Drive
Drive ドライブ
2012年 アメリカ
出演 ライアン・ゴズリング,キャリー・マリガン,アルバート・ブルックス,ブライアン・クランストン,クリスティナ・ヘンドリックス,ロン・パールマン,オスカー・アイザック
あらすじの紹介
強盗犯の逃走を手伝う主人公は寡黙で冷静、かつ名乗らない。昼間はカースタントの仕事もこなし、横転の演出もお手の物。運転の才能を感じさせるシーンは気持ち良い。
同じフロアに住んでいるシングルマザーとおぼしき彼女と少し仲良くなり、彼女の夫が刑務所に居ることを知っても動揺しないドライバー。

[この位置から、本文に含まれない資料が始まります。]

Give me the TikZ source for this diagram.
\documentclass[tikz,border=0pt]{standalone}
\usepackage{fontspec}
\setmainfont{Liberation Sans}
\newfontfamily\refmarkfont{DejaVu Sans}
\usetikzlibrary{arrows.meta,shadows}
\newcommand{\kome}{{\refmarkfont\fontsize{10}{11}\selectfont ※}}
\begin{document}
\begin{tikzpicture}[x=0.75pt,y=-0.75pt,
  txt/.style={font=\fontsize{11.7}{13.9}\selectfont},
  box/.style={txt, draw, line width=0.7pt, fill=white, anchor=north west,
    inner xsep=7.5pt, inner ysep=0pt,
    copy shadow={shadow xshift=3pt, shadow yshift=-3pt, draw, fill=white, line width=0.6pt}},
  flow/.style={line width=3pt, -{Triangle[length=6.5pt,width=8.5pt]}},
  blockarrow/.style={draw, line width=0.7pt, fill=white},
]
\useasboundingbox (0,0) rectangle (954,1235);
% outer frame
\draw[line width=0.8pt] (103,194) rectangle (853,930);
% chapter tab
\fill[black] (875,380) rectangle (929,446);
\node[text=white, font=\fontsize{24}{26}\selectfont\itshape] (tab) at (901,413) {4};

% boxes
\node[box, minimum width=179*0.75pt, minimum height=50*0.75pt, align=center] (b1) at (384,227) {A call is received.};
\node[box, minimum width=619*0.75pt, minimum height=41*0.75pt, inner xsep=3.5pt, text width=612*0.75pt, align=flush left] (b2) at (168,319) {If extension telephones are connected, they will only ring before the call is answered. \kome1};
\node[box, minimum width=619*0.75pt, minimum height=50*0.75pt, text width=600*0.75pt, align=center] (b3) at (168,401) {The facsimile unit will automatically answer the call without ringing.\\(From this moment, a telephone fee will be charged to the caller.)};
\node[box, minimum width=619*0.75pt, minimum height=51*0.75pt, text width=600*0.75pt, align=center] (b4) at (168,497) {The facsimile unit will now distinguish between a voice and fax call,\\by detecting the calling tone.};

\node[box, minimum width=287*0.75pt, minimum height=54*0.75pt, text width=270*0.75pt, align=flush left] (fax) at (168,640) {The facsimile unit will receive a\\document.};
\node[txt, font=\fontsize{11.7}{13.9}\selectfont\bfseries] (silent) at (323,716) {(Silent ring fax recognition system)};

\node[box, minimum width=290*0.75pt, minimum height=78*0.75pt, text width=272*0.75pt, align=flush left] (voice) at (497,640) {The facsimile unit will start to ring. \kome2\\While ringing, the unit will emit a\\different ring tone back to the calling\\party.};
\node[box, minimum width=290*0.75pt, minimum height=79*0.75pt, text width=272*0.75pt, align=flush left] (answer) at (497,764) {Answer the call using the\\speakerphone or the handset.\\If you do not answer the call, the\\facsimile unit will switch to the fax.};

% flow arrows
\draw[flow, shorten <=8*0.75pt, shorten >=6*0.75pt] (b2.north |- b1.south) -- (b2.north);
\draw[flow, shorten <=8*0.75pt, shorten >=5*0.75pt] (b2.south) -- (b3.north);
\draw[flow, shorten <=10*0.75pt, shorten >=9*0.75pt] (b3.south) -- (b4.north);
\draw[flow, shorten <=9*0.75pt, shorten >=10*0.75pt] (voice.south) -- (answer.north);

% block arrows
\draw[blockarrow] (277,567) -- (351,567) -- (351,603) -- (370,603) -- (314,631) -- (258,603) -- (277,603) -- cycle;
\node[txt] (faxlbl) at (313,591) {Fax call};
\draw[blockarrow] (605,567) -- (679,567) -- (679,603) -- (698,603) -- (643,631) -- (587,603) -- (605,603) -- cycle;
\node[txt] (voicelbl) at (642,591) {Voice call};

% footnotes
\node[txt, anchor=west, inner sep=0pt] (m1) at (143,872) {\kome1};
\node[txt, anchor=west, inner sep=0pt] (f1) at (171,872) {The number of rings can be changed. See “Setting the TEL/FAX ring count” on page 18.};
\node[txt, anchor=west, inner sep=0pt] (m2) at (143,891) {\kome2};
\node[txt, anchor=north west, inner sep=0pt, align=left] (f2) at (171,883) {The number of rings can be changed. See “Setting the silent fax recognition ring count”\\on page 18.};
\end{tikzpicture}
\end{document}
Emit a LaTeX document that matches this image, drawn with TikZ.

徐々に彼女との距離は縮まるが夫が出所してきたところから、静かなドライバーの生活が変わる・・・
ネタバレありの感想
音楽
初っ端からめちゃくちゃかっこいいと思ったのは、音楽。
と言うかそもそもDVDのジャケットを見た時点でそのクールなヴィジュアルとPVを作っていた人が作った映画という前情報から、めちゃくちゃスタイリッシュな映画なんだなという想定で見始めたのですが、音楽のかっこよさとか幸せなシーンの美しさの印象を後から全て覆い隠すアクションと破壊力満点の暴力シーンにびびったのであった。
バイオレンス
強盗犯を逃走させるという物騒な仕事をしていながら、銃を携帯しないドライバー。
同じフロアの女性、アイリーンの夫であるスタンダードが刑務所から出てきたことにより、このままドライバーとアイリーンの仲が深まるということは無さそうだ。
叶わない恋だったんだなと爽やかに二人の関係が終わるかと思いきや、ある晩、スタンダードは何者かに襲撃されており、その場に息子のベニシオが居た。
優しいドライバーはベニシオを気遣う。するとベニシオは銃弾をドライバーに見せて、スタンダードを襲った何者かに「なくすな」と言われたことを打ち明ける。脅しだ。
スタンダードは刑務所の中の借金が理由で悪い人たちに目をつけられていた。
ここで関係を絶たないドライバーは、スタンダードの追い込まれた最悪の状況にどんどん巻き込まれることになるのだが、あっさりと銃殺されるスタンダードに比べて、強い。運転の上手さと基本的に素手で立ち向かう振る舞いは悪い人たちのボスには「素人」と呼ばれていたものの、そうとも思えない。
物語の後半で大金と女性の安全を巡って争うヤクザなオッサンも銃を扱ったりはせずに淡々と人を始末する。主人公のドライバーと言い、L.A.という大都会で銃を放つのが危険だからなのか?
刑務所に夫が入っても殊勝に支えるアイリーンもドン引きのバイオレンスシーンに、あれ?こんな映画なの?めっちゃオシャレなやつかと思ってたよ・・・という感想を禁じ得ない
キャラクター
この映画の中でいい味を出しているのはアイリーンの息子のベニシオ。
まず、アイリーンと二人でベニシオが居る時、父が不在の段階でもベニシオの顔を見てどんな父親がいるのだろうと思わせる。
もちろんそれだけでなく、ベニシオの存在はドライバーの心を開かせてもいるように感じる。寡黙なドライバーの優しい笑みはベニシオに向いている。
運転の才能と暴力耐性のあるドライバーは、ベニシオのような境遇にあったからこそ、彼を可愛がるのだろうか?というような想像もさせてくれる。
最後までドライバーは名前を明かさず、物欲もなく、クールな存在として去っていくのだが、彼を物語る要素としては アイリーンを愛する気持ちと、ベニシオへの思いやりのようなものが残る。
めちゃくちゃいいやつじゃないか。
なぜそんなにいいやつで、身体、能力的に優れた人がいつでも悲しそうな顔をしているのかは深い理由がありそうだが、明かされないままこの映画は幕を閉じる。
さいごに
というわけで、ジャケットや音楽のオシャレさに惹かれて観るときっと暴力にびっくりすることになるであろうこの映画、しかしながらなかなか楽しみました。
主人公演じるライアン・ゴズリングの静かなほほ笑み。寡黙でありながら、冷たさを感じさせない寂しそうな眼差し。これが中々この映画を彩る重要な要素だなと思った次第です。